Learning outcomes and their assessment

• knowledge - is able to show that familiar with and understand the most advanced frontier of scientific theories and knowledge, manage research methodology and research methods of modern experimental design and experimental performance in information technology and at the interface between fields (1st test: Statistical, mathematical and graphical data analysis);
• skills - is able independently evaluate and select appropriate mathematical and statistical methods for scientific research in information technology, have made a contribution to the expansion of the knowledge limit or give new understanding of existing knowledge and their applications in practice, to implement a significant amount of original research, some of which are at the cited international publications level (2nd test: Experiment planning);
• competences - is able, making independent, critical analysis, synthesis and evaluation, to solve significant research tasks in the information technology field, alone to raise the research idea, plan and find a solution (presentation of the engineering experiment planning theory application for the doctoral thesis development during the period of individual studies and examinations).

Course Content(Calendar)

1. Research process: problem identification, data collection, hypothesis setting and testing [L-4h].
2. Distribution of continuous random variable. Normal distribution [L-2h;P-2h].
3. Gamma distribution. Gamma distribution special cases [L-2h;P-2h].
4. Beta distribution. Gamma distribution special cases [L-2h;P-2h].
5. Statistical models associated with the normal distribution: Log-normal distribution and Cauchy distribution [L-2h;P-2h].
6. Distribution of discrete random variable [L-2h;P-2h].
7. Approximation with empirical distributions. Johnson distribution. Pearson distribution [L-2h;P-2h].
8. Central limit theorem [L-2h;P-2h].
9. 1st test: Statistical, mathematical and graphical data analysis [P-4h].
10. Analysis of variance and some experiment planning issues [L-4h].
11. Correlation and regression analysis using in engineering sciences [L-2h;P-2h].
12. Measurement system design [L-2h;P-2h].
13. Methods of reliability statistical process control [L-2h;P-2h].
14. Experiment planning and trial sequence [L-2h;P-2h].
15. Statistical process control techniques [L-2h;P-2h].
16. 2nd test: Experiment planning [P-4h].
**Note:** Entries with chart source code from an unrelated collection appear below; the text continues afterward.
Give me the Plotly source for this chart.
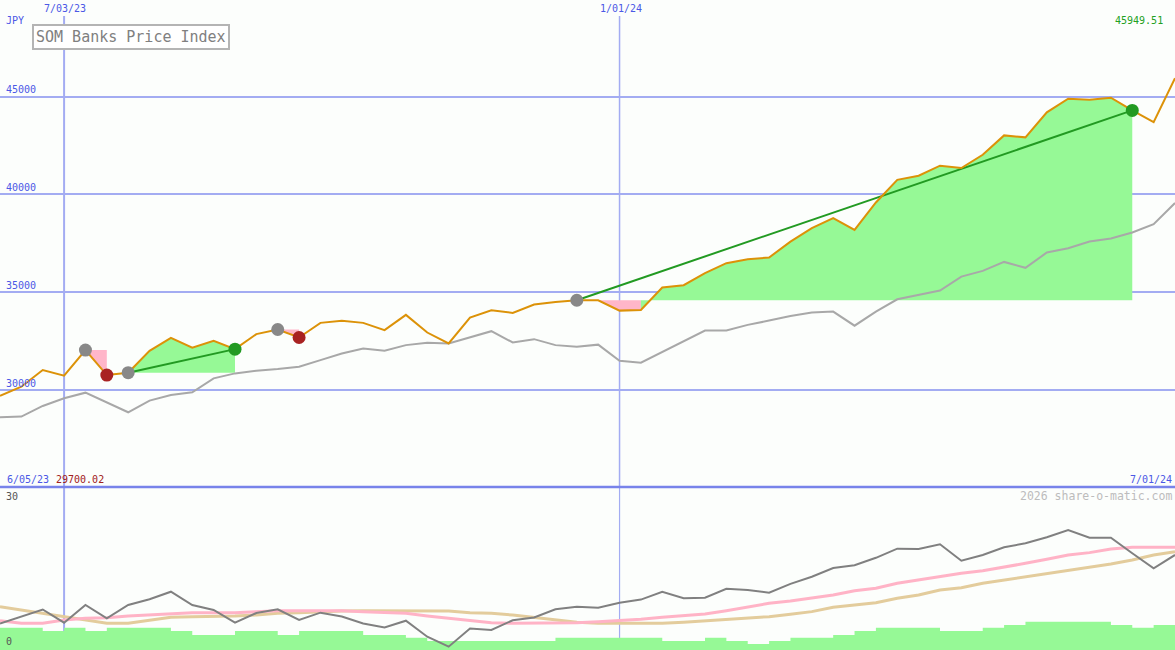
import plotly.graph_objects as go
import pandas as pd

W, H = 1175, 650

# ---------------- data ----------------
dates = pd.date_range("2023-06-12", periods=56, freq="7D")

price = [29700.02, 30170, 31020, 30730, 32040, 30765, 30885, 32000, 32670, 32160,
         32516, 32090, 32860, 33094, 32686, 33434, 33536, 33434, 33060, 33842,
         32940, 32380, 33706, 34080, 33944, 34369, 34505, 34590, 34590, 34060,
         34096, 35240, 35360, 35975, 36487, 36690, 36775, 37590, 38280, 38790,
         38190, 39590, 40750, 40956, 41470, 41350, 42030, 43020, 42920, 44200,
         44900, 44850, 44950, 44300, 43700, 45949.51]

moving_avg = [28606, 28640, 29184, 29575, 29864, 29354, 28861, 29456, 29745, 29881,
              30595, 30850, 30986, 31071, 31190, 31530, 31870, 32125, 32006, 32295,
              32414, 32380, 32686, 33009, 32431, 32601, 32295, 32210, 32320, 31500,
              31400, 31945, 32490, 33040, 33040, 33330, 33550, 33790, 33960, 34010,
              33290, 34010, 34640, 34860, 35085, 35800, 36090, 36550, 36250, 37030,
              37250, 37590, 37750, 38055, 38480, 39560]

osc_main = [4.88, 6.10, 7.45, 5.02, 8.28, 5.83, 8.28, 9.33, 10.73, 8.28,
            7.36, 5.02, 6.81, 7.49, 5.52, 6.87, 6.17, 4.88, 4.14, 5.39,
            2.45, 0.61, 3.96, 3.68, 5.47, 5.98, 7.51, 7.97, 7.79, 8.71,
            9.28, 10.73, 9.52, 9.63, 11.28, 11.04, 10.55, 12.18, 13.49, 15.09,
            15.59, 16.97, 18.65, 18.59, 19.46, 16.44, 17.49, 18.90, 19.64, 20.74,
            22.09, 20.67, 20.67, 17.80, 15.04, 17.49]

osc_fast = [5.40, 4.91, 4.91, 5.52, 5.83, 5.95, 6.26, 6.44, 6.63, 6.87,
            6.87, 6.87, 7.06, 7.24, 7.24, 7.24, 7.24, 7.06, 6.87, 6.75,
            6.26, 5.83, 5.52, 5.03, 4.91, 4.91, 5.03, 5.03, 5.21, 5.40,
            5.64, 6.01, 6.26, 6.63, 7.24, 7.85, 8.59, 9.02, 9.51, 10.12,
            10.92, 11.35, 12.27, 12.88, 13.62, 14.11, 14.60, 15.21, 15.95, 16.69,
            17.49, 17.92, 18.59, 18.90, 18.90, 18.90]

osc_slow = [7.97, 7.36, 6.75, 6.14, 5.40, 4.91, 4.91, 5.52, 6.01, 6.14,
            6.14, 6.26, 6.44, 6.75, 6.87, 7.06, 7.18, 7.24, 7.24, 7.24,
            7.24, 7.18, 6.87, 6.75, 6.44, 5.95, 5.52, 5.09, 4.91, 4.91,
            4.91, 4.91, 5.09, 5.34, 5.52, 5.83, 6.14, 6.57, 7.06, 7.85,
            8.28, 8.71, 9.51, 10.12, 11.04, 11.47, 12.27, 12.88, 13.49, 14.11,
            14.72, 15.21, 15.83, 16.57, 17.49, 18.10]

volume_bars = [4.10, 4.10, 3.50, 4.10, 3.50, 4.10, 4.10, 4.10, 3.50, 2.76,
               2.76, 3.50, 3.50, 2.76, 3.50, 3.50, 3.50, 2.76, 2.76, 2.26,
               1.66, 1.66, 1.66, 1.66, 1.66, 1.66, 2.26, 2.26, 2.26, 2.26,
               2.26, 1.66, 1.66, 2.26, 1.66, 1.10, 1.66, 2.26, 2.26, 2.76,
               3.50, 4.10, 4.10, 4.10, 3.50, 3.50, 4.10, 4.60, 5.21, 5.21,
               5.21, 5.21, 4.60, 4.10, 4.60, 4.60]

entry_idx = [4, 6, 13, 27]
exit_idx = [5, 11, 14, 53]

grid_levels = [30000, 35000, 40000, 45000]
grid_labels = ["30000", "35000", "40000", "45000"]
vline_dates = ["2023-07-03", "2024-01-01"]
vline_labels = ["7/03/23", "1/01/24"]

# ---------------- styles ----------------
BG = "#fcfefc"
GRID = "#a3acf2"
SEP = "#7883ea"
BLUE_TXT = "#4b58e6"
ORANGE = "#dc9208"
MA_GRAY = "#a8a8a8"
PINK_FILL = "#ffb6c9"
GREEN_FILL = "#96f996"
TRADE_GREEN = "#229a22"
ENTRY_GRAY = "#888888"
LOSS_RED = "#a82222"
MONO = "DejaVu Sans Mono"

SPLIT = 163 / H  # bottom panel height fraction

fig = go.Figure()

# ---------------- trade fills ----------------
for en, ex in zip(entry_idx, exit_idx):
    level = price[en]
    groups = []
    for i in range(en, ex):
        col = GREEN_FILL if price[i + 1] >= level else PINK_FILL
        if groups and groups[-1][0] == col:
            groups[-1][2] = i + 1
        else:
            groups.append([col, i, i + 1])
    for col, a, b in groups:
        xs = list(dates[a:b + 1]) + list(dates[a:b + 1])[::-1]
        ys = price[a:b + 1] + [level] * (b - a + 1)
        fig.add_trace(go.Scatter(x=xs, y=ys, fill="toself", fillcolor=col,
                                 line=dict(width=0), mode="lines",
                                 hoverinfo="skip", showlegend=False,
                                 xaxis="x", yaxis="y"))

# moving average
fig.add_trace(go.Scatter(x=dates, y=moving_avg, mode="lines",
                         line=dict(color=MA_GRAY, width=2),
                         showlegend=False, xaxis="x", yaxis="y"))

# winning-trade connector lines
for en, ex in zip(entry_idx, exit_idx):
    if price[ex] > price[en]:
        fig.add_trace(go.Scatter(x=[dates[en], dates[ex]], y=[price[en], price[ex]],
                                 mode="lines", line=dict(color=TRADE_GREEN, width=2),
                                 showlegend=False, xaxis="x", yaxis="y"))

# price line
fig.add_trace(go.Scatter(x=dates, y=price, mode="lines",
                         line=dict(color=ORANGE, width=2),
                         showlegend=False, xaxis="x", yaxis="y"))

# markers
fig.add_trace(go.Scatter(x=[dates[i] for i in entry_idx], y=[price[i] for i in entry_idx],
                         mode="markers", marker=dict(color=ENTRY_GRAY, size=13),
                         showlegend=False, xaxis="x", yaxis="y"))
ex_cols = [TRADE_GREEN if price[ex] > price[en] else LOSS_RED
           for en, ex in zip(entry_idx, exit_idx)]
fig.add_trace(go.Scatter(x=[dates[i] for i in exit_idx], y=[price[i] for i in exit_idx],
                         mode="markers", marker=dict(color=ex_cols, size=13),
                         showlegend=False, xaxis="x", yaxis="y"))

# ---------------- bottom panel ----------------
fig.add_trace(go.Scatter(x=dates, y=volume_bars, mode="lines", line_shape="hv",
                         fill="tozeroy", fillcolor=GREEN_FILL, line=dict(width=0, color=GREEN_FILL),
                         showlegend=False, xaxis="x2", yaxis="y2"))
fig.add_trace(go.Scatter(x=dates, y=osc_slow, mode="lines",
                         line=dict(color="#e3cc9c", width=3),
                         showlegend=False, xaxis="x2", yaxis="y2"))
fig.add_trace(go.Scatter(x=dates, y=osc_fast, mode="lines",
                         line=dict(color="#ffb3c6", width=3),
                         showlegend=False, xaxis="x2", yaxis="y2"))
fig.add_trace(go.Scatter(x=dates, y=osc_main, mode="lines",
                         line=dict(color="#808080", width=2),
                         showlegend=False, xaxis="x2", yaxis="y2"))

# ---------------- shapes ----------------
shapes = []
for i, d in enumerate(vline_dates):
    shapes.append(dict(type="line", xref="x", yref="paper", x0=d, x1=d,
                       y0=SPLIT, y1=1 - 16 / H, line=dict(color=GRID, width=2 if i == 0 else 1.5),
                       layer="below"))
    shapes.append(dict(type="line", xref="x2", yref="paper", x0=d, x1=d,
                       y0=0, y1=SPLIT, line=dict(color=GRID, width=2 if i == 0 else 1.2),
                       layer="below"))
shapes.append(dict(type="line", xref="paper", yref="paper", x0=0, x1=1,
                   y0=SPLIT, y1=SPLIT, line=dict(color=SEP, width=2.5), layer="above"))

# ---------------- annotations ----------------
def px(x):
    return x / W


def py(y):
    return 1 - y / H


ann = []
for lv, lb in zip(grid_levels, grid_labels):
    ann.append(dict(text=lb, xref="paper", yref="y", x=px(4), y=lv, yshift=7,
                    xanchor="left", yanchor="middle", showarrow=False,
                    font=dict(family=MONO, size=10, color=BLUE_TXT)))
for d, lb in zip(vline_dates, vline_labels):
    ann.append(dict(text=lb, xref="x", yref="paper", x=d, y=py(9), xshift=1,
                    xanchor="center", yanchor="middle", showarrow=False,
                    font=dict(family=MONO, size=10, color=BLUE_TXT)))
ann.append(dict(text="JPY", xref="paper", yref="paper", x=px(4), y=py(21),
                xanchor="left", yanchor="middle", showarrow=False,
                font=dict(family=MONO, size=10, color=BLUE_TXT)))
ann.append(dict(text=f"{price[-1]:.2f}", xref="paper", yref="paper", x=px(1165), y=py(21),
                xanchor="right", yanchor="middle", showarrow=False,
                font=dict(family=MONO, size=10, color="#22a022")))
ann.append(dict(text="SOM Banks Price Index", xref="paper", yref="paper",
                x=px(32), y=py(24), xanchor="left", yanchor="top", showarrow=False,
                bgcolor="#ffffff", bordercolor="#b4b4b4", borderwidth=2, borderpad=2,
                font=dict(family=MONO, size=15, color="#808080")))
ann.append(dict(text="6/05/23", xref="paper", yref="paper", x=px(5), y=py(479),
                xanchor="left", yanchor="middle", showarrow=False,
                font=dict(family=MONO, size=10, color=BLUE_TXT)))
ann.append(dict(text=f"{min(price):.2f}", xref="paper", yref="paper", x=px(54), y=py(479),
                xanchor="left", yanchor="middle", showarrow=False,
                font=dict(family=MONO, size=10, color="#a02020")))
ann.append(dict(text="7/01/24", xref="paper", yref="paper", x=px(1174), y=py(479),
                xanchor="right", yanchor="middle", showarrow=False,
                font=dict(family=MONO, size=10, color=BLUE_TXT)))
ann.append(dict(text="2026 share-o-matic.com", xref="paper", yref="paper", x=px(1174), y=py(496),
                xanchor="right", yanchor="middle", showarrow=False,
                font=dict(family=MONO, size=11.5, color="#bcbcbc")))
ann.append(dict(text="30", xref="paper", yref="paper", x=px(4), y=py(496),
                xanchor="left", yanchor="middle", showarrow=False,
                font=dict(family=MONO, size=10, color="#555555")))
ann.append(dict(text="0", xref="paper", yref="paper", x=px(4), y=py(641),
                xanchor="left", yanchor="middle", showarrow=False,
                font=dict(family=MONO, size=10, color="#555555")))

xrange = [dates[0], dates[-1]]
fig.update_layout(
    width=W, height=H, margin=dict(l=0, r=0, t=0, b=0),
    paper_bgcolor=BG, plot_bgcolor=BG, showlegend=False,
    xaxis=dict(domain=[0, 1], anchor="y", type="date", range=xrange,
               showgrid=False, zeroline=False, showticklabels=False, ticks="", showline=False, fixedrange=True),
    yaxis=dict(domain=[SPLIT, 1], anchor="x", range=[25040, 49945],
               tickvals=grid_levels, showgrid=True, gridcolor=GRID, gridwidth=2,
               zeroline=False, showticklabels=False, ticks="", showline=False, fixedrange=True),
    xaxis2=dict(domain=[0, 1], anchor="y2", type="date", range=xrange,
                showgrid=False, zeroline=False, showticklabels=False, ticks="", showline=False, fixedrange=True),
    yaxis2=dict(domain=[0, SPLIT], anchor="x2", range=[0, 30],
                showgrid=False, zeroline=False, showticklabels=False, ticks="", showline=False, fixedrange=True),
    shapes=shapes, annotations=ann,
    font=dict(family=MONO),
)

fig.write_html("out.html", config={"displayModeBar": False},
               post_script="document.body.style.margin='0px';document.body.style.padding='0px';document.body.style.overflow='hidden';document.body.style.background='" + BG + "';")
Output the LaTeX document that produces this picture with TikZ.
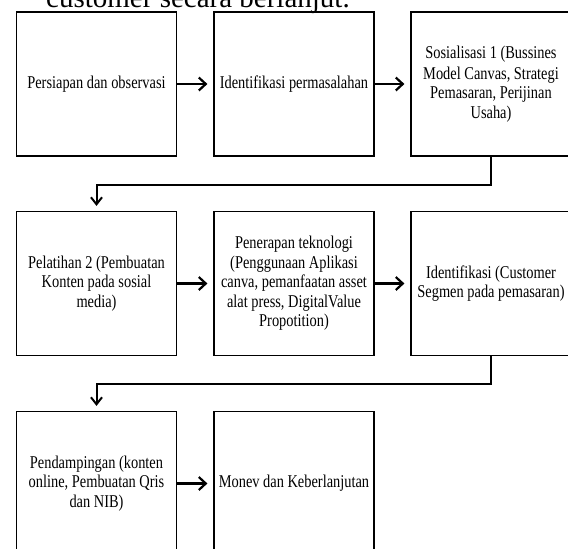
\documentclass[tikz,border=0pt]{standalone}
\usepackage{fontspec}
\setmainfont{Liberation Serif}
\newfontfamily\narrowserif[FakeStretch=0.8]{Liberation Serif}
\usetikzlibrary{arrows.meta}
\tikzset{
  stepbox/.style={draw=black, line width=1.2pt, rectangle, minimum width=160pt, minimum height=144pt,
    inner sep=0pt, align=center, font=\narrowserif\fontsize{18}{19.5}\selectfont},
  harrow/.style={line width=2.2pt, -{Straight Barb[length=7pt,width=13pt]}},
  elbow/.style={line width=2pt, -{Straight Barb[length=7pt,width=11pt]}}
}
\begin{document}
\begin{tikzpicture}[x=1pt,y=-1pt]
\useasboundingbox (0,0) rectangle (568,549);
\clip (0,0) rectangle (568,549);
\node[anchor=base west, inner sep=0pt, font=\fontsize{29}{32}\selectfont] (title) at (46,7) {customer secara berlanjut.};
% row 1
\node[stepbox] (b1) at (96.5,84) {Persiapan dan observasi};
\node[stepbox] (b2) at (294,84) {Identifikasi permasalahan};
\node[stepbox] (b3) at (491,84) {Sosialisasi 1 (Bussines\\[1pt]Model Canvas, Strategi\\Pemasaran, Perijinan\\Usaha)};
% row 2
\node[stepbox] (b4) at (96.5,283.5) {Pelatihan 2 (Pembuatan\\Konten pada sosial\\media)};
\node[stepbox] (b5) at (294,283.5) {Penerapan teknologi\\(Penggunaan Aplikasi\\canva, pemanfaatan asset\\alat press, DigitalValue\\Propotition)};
\node[stepbox] (b6) at (491,283.5) {Identifikasi (Customer\\Segmen pada pemasaran)};
% row 3
\node[stepbox] (b7) at (96.5,483.5) {Pendampingan (konten\\online, Pembuatan Qris\\dan NIB)};
\node[stepbox] (b8) at (294,483.5) {Monev dan Keberlanjutan};
% horizontal arrows
\draw[harrow] (b1.east) -- ([xshift=-6pt]b2.west);
\draw[harrow] (b2.east) -- ([xshift=-6pt]b3.west);
\draw[harrow] (b4.east) -- ([xshift=-6pt]b5.west);
\draw[harrow] (b5.east) -- ([xshift=-6pt]b6.west);
\draw[harrow] (b7.east) -- ([xshift=-6pt]b8.west);
% elbow connectors
\draw[elbow] (b3.south) -- ++(0,28) -| ([yshift=5pt]b4.north);
\draw[elbow] (b6.south) -- ++(0,28) -| ([yshift=5pt]b7.north);
\end{tikzpicture}
\end{document}
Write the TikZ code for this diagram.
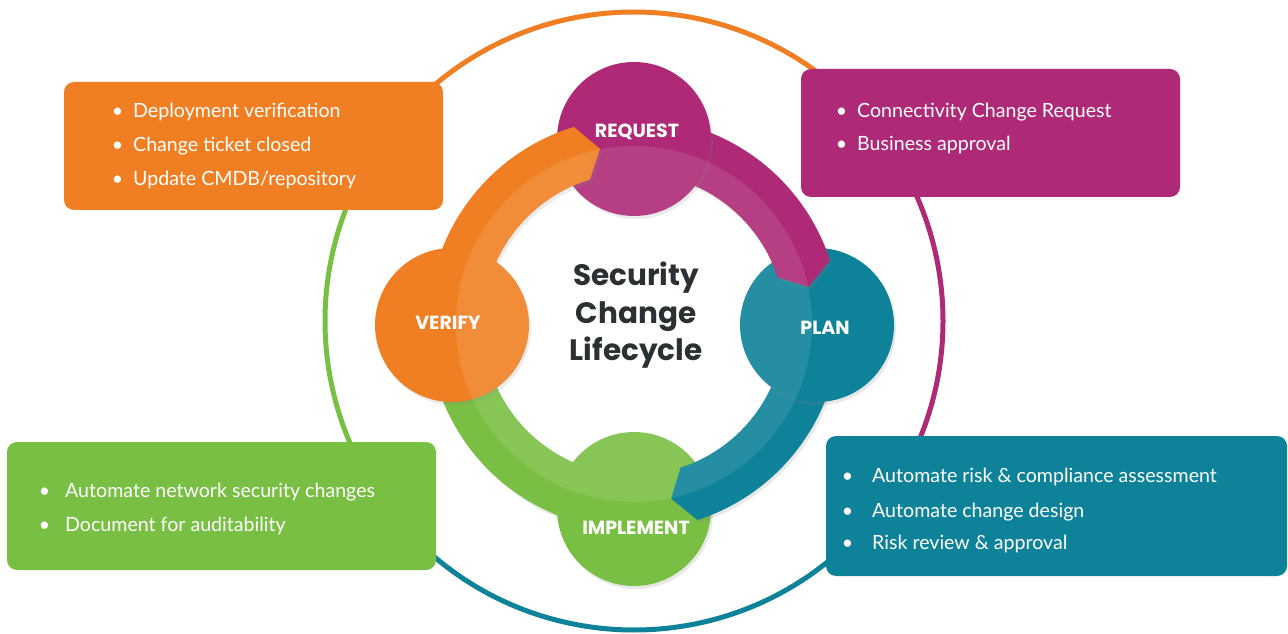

Requirements for awarding credit points

The practical works has been developed and two tests have been passed. Control of the theoretical part during the the period of individual studies and examinations.

Description of the organization and tasks of students’ independent work

The organization of independent work during the semester is independently studying literature, using academic staff member consultations.

Criteria for Evaluating Learning Outcomes

Learning outcomes assessment depends on the semester cumulative assessment (80%) and the theory (20%) during the period of individual studies and examinations.

Compulsory reading

1. John W. Creswell. (2009) Research design: qualitative, quantitative, and mixed methods approaches. Thousand Oaks, Calif.: Sage, 260 pp.
2. Jordan E., Silcock L. (2005) Beating IT Risks. Chichester: John Wiley & Sons, 292 pp.
3. Michael P. Marder (2011) Research methods for science. Cambridge; New York, NY: Cambridge University Press, 227 pp.
4. Moynihan T. (2002) Coping with IS/IT Risk Management: The Recipes of Experienced Project Managers. London: Springer, 328 pp.

Further reading

1. Hahn G. J., Shapiro S. S. (1994) Statistical Models in Engineering. A Wiley-Interscience Publication. John Wiley & Sons, INC, 347 pp. 2. Nathabandu T. Kottegoda, Renzo Rosso (2008) Applied statistics for civil and environmental engineers. Oxford; Malden, MA: Blackwell Publishing, 718 pp. 3. Mark Mitchell, Janina Jolley (2004) Research design explained. Belmont, CA: Wadsworth/Thomson Learning, 570 pp.

Periodicals and other sources

1. ACM Computing Surveys. SSN:0360-0300E-ISSN:1557-7341 2. Foundations and Trends in Machine Learning SSN:1935-8237; E-ISSN:1935-8245 3. Foundations and Trends in Communications and Information Theory. ISSN:1567-2190; E-ISSN:1567-2328 4. Computer Science Review. ISSN:1574-0137 5. Journal of Big Data E-ISSN:2196-1115

Notes

Compulsory course for LLU Faculty of Information Technologies doctoral progamme “Information Technologies”.